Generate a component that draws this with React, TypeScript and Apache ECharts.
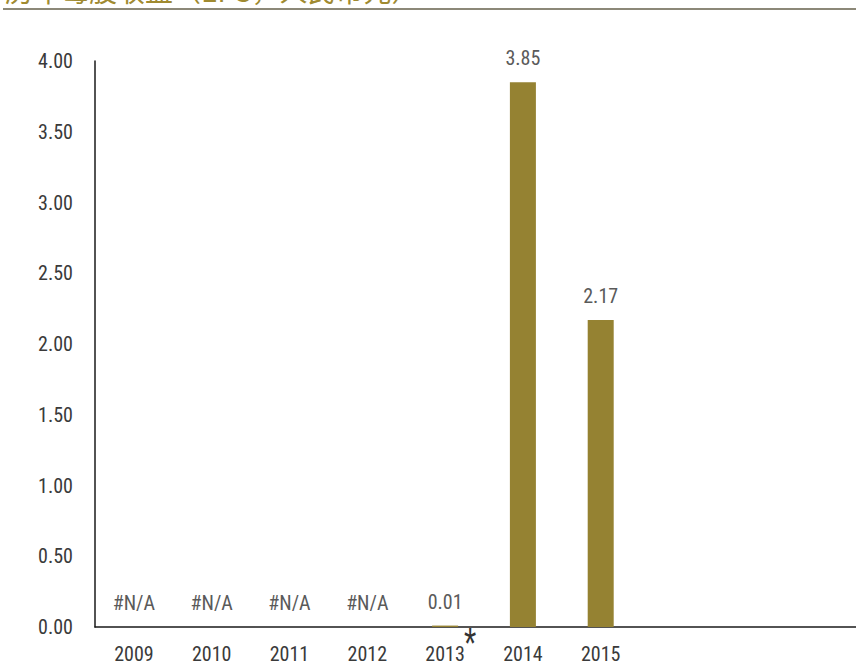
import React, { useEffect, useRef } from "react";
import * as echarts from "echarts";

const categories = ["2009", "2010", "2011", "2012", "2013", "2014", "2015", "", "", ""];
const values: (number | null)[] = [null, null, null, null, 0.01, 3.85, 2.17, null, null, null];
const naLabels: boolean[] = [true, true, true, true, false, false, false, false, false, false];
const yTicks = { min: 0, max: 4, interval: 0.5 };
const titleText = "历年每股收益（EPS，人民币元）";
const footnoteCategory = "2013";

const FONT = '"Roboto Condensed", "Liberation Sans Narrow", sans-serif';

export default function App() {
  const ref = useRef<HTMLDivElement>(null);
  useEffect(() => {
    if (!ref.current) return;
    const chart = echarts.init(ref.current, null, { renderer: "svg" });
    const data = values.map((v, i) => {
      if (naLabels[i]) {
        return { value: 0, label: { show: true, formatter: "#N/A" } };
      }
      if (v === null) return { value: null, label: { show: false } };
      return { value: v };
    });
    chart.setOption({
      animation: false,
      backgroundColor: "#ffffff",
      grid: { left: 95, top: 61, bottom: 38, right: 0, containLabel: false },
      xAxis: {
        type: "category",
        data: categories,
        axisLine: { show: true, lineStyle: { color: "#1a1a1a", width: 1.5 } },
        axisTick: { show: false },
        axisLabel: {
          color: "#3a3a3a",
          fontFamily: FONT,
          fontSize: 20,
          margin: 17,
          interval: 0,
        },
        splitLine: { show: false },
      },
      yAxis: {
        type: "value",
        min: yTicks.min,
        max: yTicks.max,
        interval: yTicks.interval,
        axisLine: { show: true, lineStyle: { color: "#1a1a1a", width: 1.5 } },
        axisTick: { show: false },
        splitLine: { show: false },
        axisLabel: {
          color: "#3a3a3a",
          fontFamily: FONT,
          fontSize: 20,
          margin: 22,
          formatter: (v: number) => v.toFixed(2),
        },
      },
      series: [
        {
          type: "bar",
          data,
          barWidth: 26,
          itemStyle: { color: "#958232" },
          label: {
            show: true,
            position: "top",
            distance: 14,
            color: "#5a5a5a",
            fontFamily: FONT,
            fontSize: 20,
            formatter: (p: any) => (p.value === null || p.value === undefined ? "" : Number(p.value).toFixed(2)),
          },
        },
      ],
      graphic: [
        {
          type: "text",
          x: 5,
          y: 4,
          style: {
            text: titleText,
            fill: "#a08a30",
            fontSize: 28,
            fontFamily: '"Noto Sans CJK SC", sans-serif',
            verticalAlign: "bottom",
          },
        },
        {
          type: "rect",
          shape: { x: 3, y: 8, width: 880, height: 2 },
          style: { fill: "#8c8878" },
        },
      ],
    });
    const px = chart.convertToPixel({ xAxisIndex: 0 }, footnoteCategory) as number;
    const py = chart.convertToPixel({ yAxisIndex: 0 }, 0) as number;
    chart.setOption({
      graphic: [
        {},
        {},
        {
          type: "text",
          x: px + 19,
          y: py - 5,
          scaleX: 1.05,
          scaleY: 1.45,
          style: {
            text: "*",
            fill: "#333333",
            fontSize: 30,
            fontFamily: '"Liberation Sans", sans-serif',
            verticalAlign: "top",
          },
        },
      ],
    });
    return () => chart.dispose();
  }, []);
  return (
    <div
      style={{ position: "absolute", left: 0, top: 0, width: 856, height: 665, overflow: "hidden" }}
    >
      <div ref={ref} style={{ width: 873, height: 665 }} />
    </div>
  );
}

==

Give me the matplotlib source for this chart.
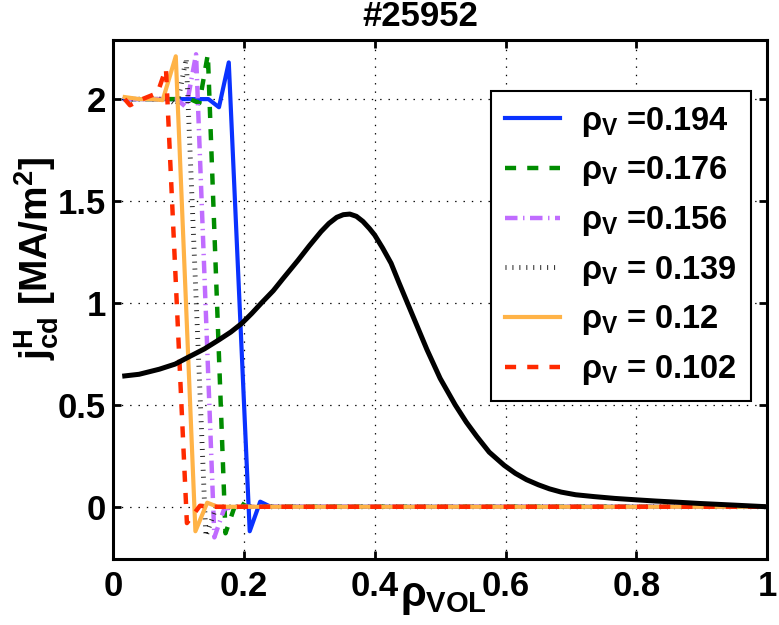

---

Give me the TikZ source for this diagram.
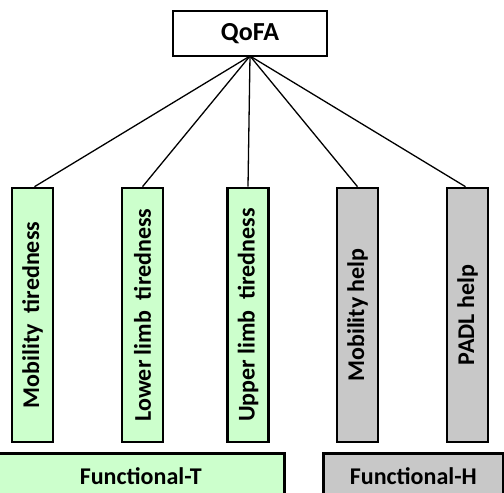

• _Task statement_
List every line above that holds the word "this".

• _Task response_
Generate a component that draws this with React, TypeScript and Apache ECharts.
Give me the matplotlib source for this chart.
Give me the TikZ source for this diagram.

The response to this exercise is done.